How To Sub Out Butter For Pumpkin Puree (Yes, You Really Can!)

Being out of butter is a bummer. Especially if you're planning to whip up delicious treats like double miso chocolate chip cookies or blueberry-lavender coffee cake, realizing that your fridge lacks this ingredient can lead you to forgo your baking adventure altogether. But don't switch gears so quickly. If you have a can of pumpkin puree on hand, you may have everything you need for a butter substitute in tons of dessert recipes.

Even if you have plenty of sticks still in your fridge, there are a few good reasons to swap butter for pumpkin puree. As it's just blended-up pumpkin guts, it's a completely vegan can — so if butter is the only animal product in your recipe, you can easily turn your baked goods into plant-based versions with this simple substitution. It's also a more nutritious alternative, as this squash is packed full of vitamin C, fiber, and beta-carotene. As a replacement ingredient, pumpkin puree brings plenty of moisture and fat, along with a yummy sweet taste. Plus, it's a perfect autumn-flavored inclusion in fall dessert recipes like cupcakes and loaf cakes.

Pumpkin puree is darker and wetter than butter

Most store-bought cans of pumpkin puree are essentially the same, although you'll want to look for only one listed ingredient. Make sure to get puree, not pie filling, since the latter can have extra ingredients like sugar, salt, and spices that will alter the flavor of your final product. Once you've secured the goods, you'll want to go with ¾ cup of pumpkin for every cup of butter in your recipe. As an alternative, you can combine both. Use half a cup of butter and half a cup of puree for each cup of butter your recipe calls for.

While this is a fairly easy and nutritious swap, there are a few things to keep in mind here.

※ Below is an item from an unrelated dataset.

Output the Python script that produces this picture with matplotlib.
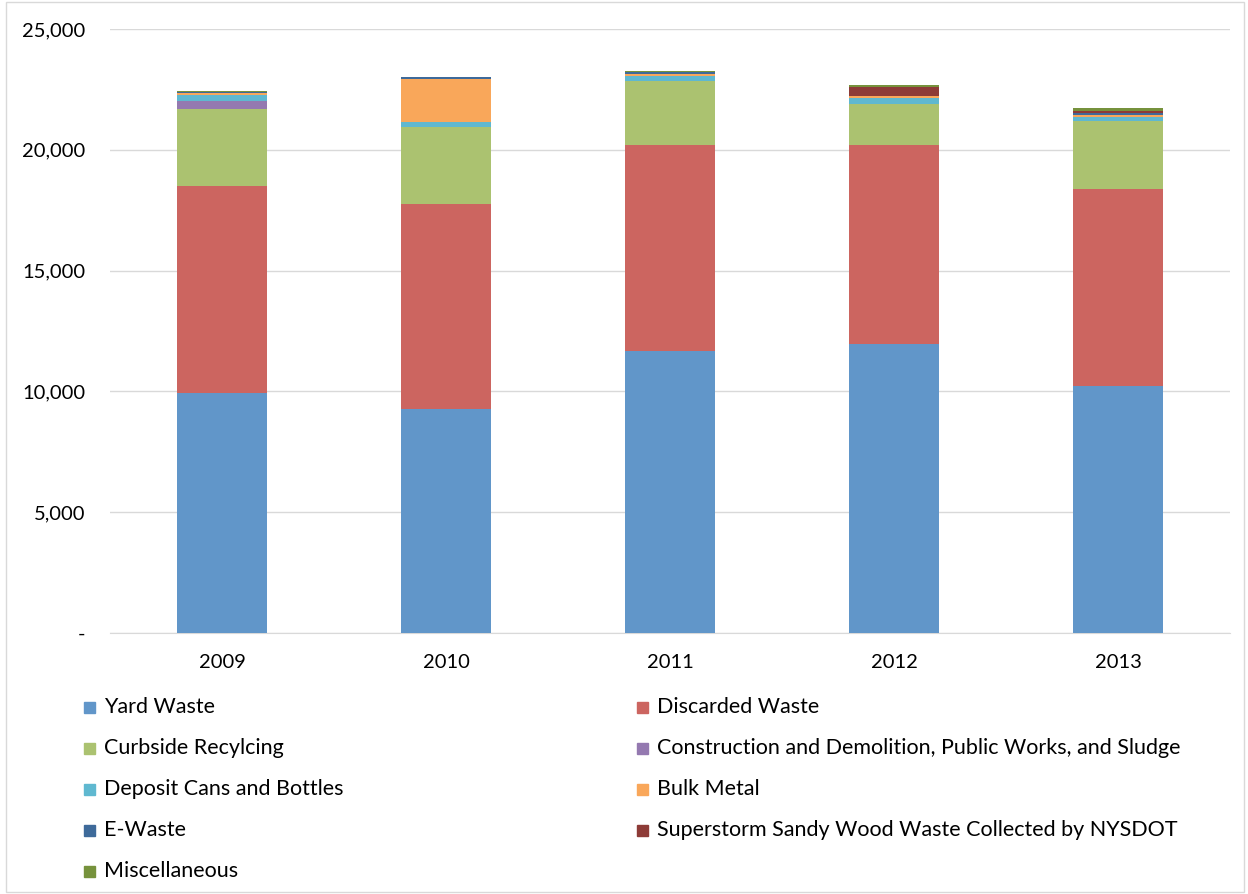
import numpy as np
import matplotlib.pyplot as plt
from matplotlib.patches import Rectangle
from matplotlib.ticker import FuncFormatter

plt.rcParams['font.family'] = ['Lato', 'DejaVu Sans']

# ---------------------------------------------------------
# Data (tons per year)
# ---------------------------------------------------------
years = ["2009", "2010", "2011", "2012", "2013"]

yard_waste = [9950, 9280, 11680, 11970, 10230]
discarded_waste = [8550, 8480, 8530, 8230, 8150]
curbside_recycling = [3190, 3175, 2650, 1710, 2815]
construction = [345, 0, 0, 0, 0]
deposit_cans = [250, 235, 210, 250, 165]
bulk_metal = [85, 1765, 80, 70, 70]
e_waste = [20, 80, 50, 0, 85]
sandy_wood = [0, 0, 0, 385, 95]
miscellaneous = [50, 0, 60, 80, 110]

labels = [
    "Yard Waste",
    "Discarded Waste",
    "Curbside Recylcing",
    "Construction and Demolition, Public Works, and Sludge",
    "Deposit Cans and Bottles",
    "Bulk Metal",
    "E-Waste",
    "Superstorm Sandy Wood Waste Collected by NYSDOT",
    "Miscellaneous",
]
series = [yard_waste, discarded_waste, curbside_recycling, construction,
          deposit_cans, bulk_metal, e_waste, sandy_wood, miscellaneous]
colors = ["#6196C9", "#CC6560", "#ABC270", "#9479B0", "#5FB8D0",
          "#F9A75A", "#3E6A9A", "#8D3B37", "#76923C"]

# ---------------------------------------------------------
# Plot
# ---------------------------------------------------------
fig = plt.figure(figsize=(12.48, 8.94), dpi=100)
ax = fig.add_axes([110 / 1248, 1 - 633 / 894, 1120 / 1248, 604 / 894])

x = np.arange(len(years))
bottom = np.zeros(len(years))
for vals, lab, col in zip(series, labels, colors):
    ax.bar(x, vals, width=0.4, bottom=bottom, color=col, label=lab, zorder=3)
    bottom += np.array(vals)

ax.set_xlim(-0.5, 4.5)
ax.set_ylim(0, 25000)
ax.set_yticks(np.arange(0, 25001, 5000))
ax.yaxis.set_major_formatter(FuncFormatter(lambda v, p: "-" if v == 0 else f"{v:,.0f}"))
ax.set_xticks(x)
ax.set_xticklabels(years)
ax.tick_params(axis="both", length=0, labelsize=14.5, colors="#000000")
ax.tick_params(axis="y", pad=18)
ax.tick_params(axis="x", pad=15)
ax.grid(axis="y", color="#D9D9D9", linewidth=1, zorder=0)
for side in ["top", "right", "left"]:
    ax.spines[side].set_visible(False)
ax.spines["bottom"].set_color("#D9D9D9")

# ---------------------------------------------------------
# Legend (two columns, row-wise order)
# ---------------------------------------------------------
col_x = [84, 637]
row_y = [707, 748, 789, 830, 871]
for i, (lab, col) in enumerate(zip(labels, colors)):
    cx = col_x[i % 2]
    cy = row_y[i // 2]
    fig.patches.append(Rectangle(((cx) / 1248, 1 - (cy + 6) / 894), 11 / 1248, 11 / 894,
                                 transform=fig.transFigure, color=col))
    fig.text((cx + 20) / 1248, 1 - cy / 894, lab, fontsize=15.5, va="center", ha="left")

# outer border
fig.patches.append(Rectangle((6 / 1248, 2 / 894), 1238 / 1248, 890 / 894,
                             transform=fig.transFigure, fill=False,
                             edgecolor="#D9D9D9", linewidth=1))

fig.savefig("out.png", dpi=100)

Your vibrant orange puree will darken the hue of your baked goods a bit, which can make a difference in light-colored treats like blondies. Plus, since pumpkin is wetter than butter, it's important to make sure your desserts have enough time in the oven to fully bake. There are a few instances in which you'll actually want to stick with your original recipe. If butter is deployed as a binder, like in pie crusts with graham crackers or cookie crumbs, you'll want to keep it in. But if eggs act as the dish's glue instead (like in pancakes), you're typically free to swap.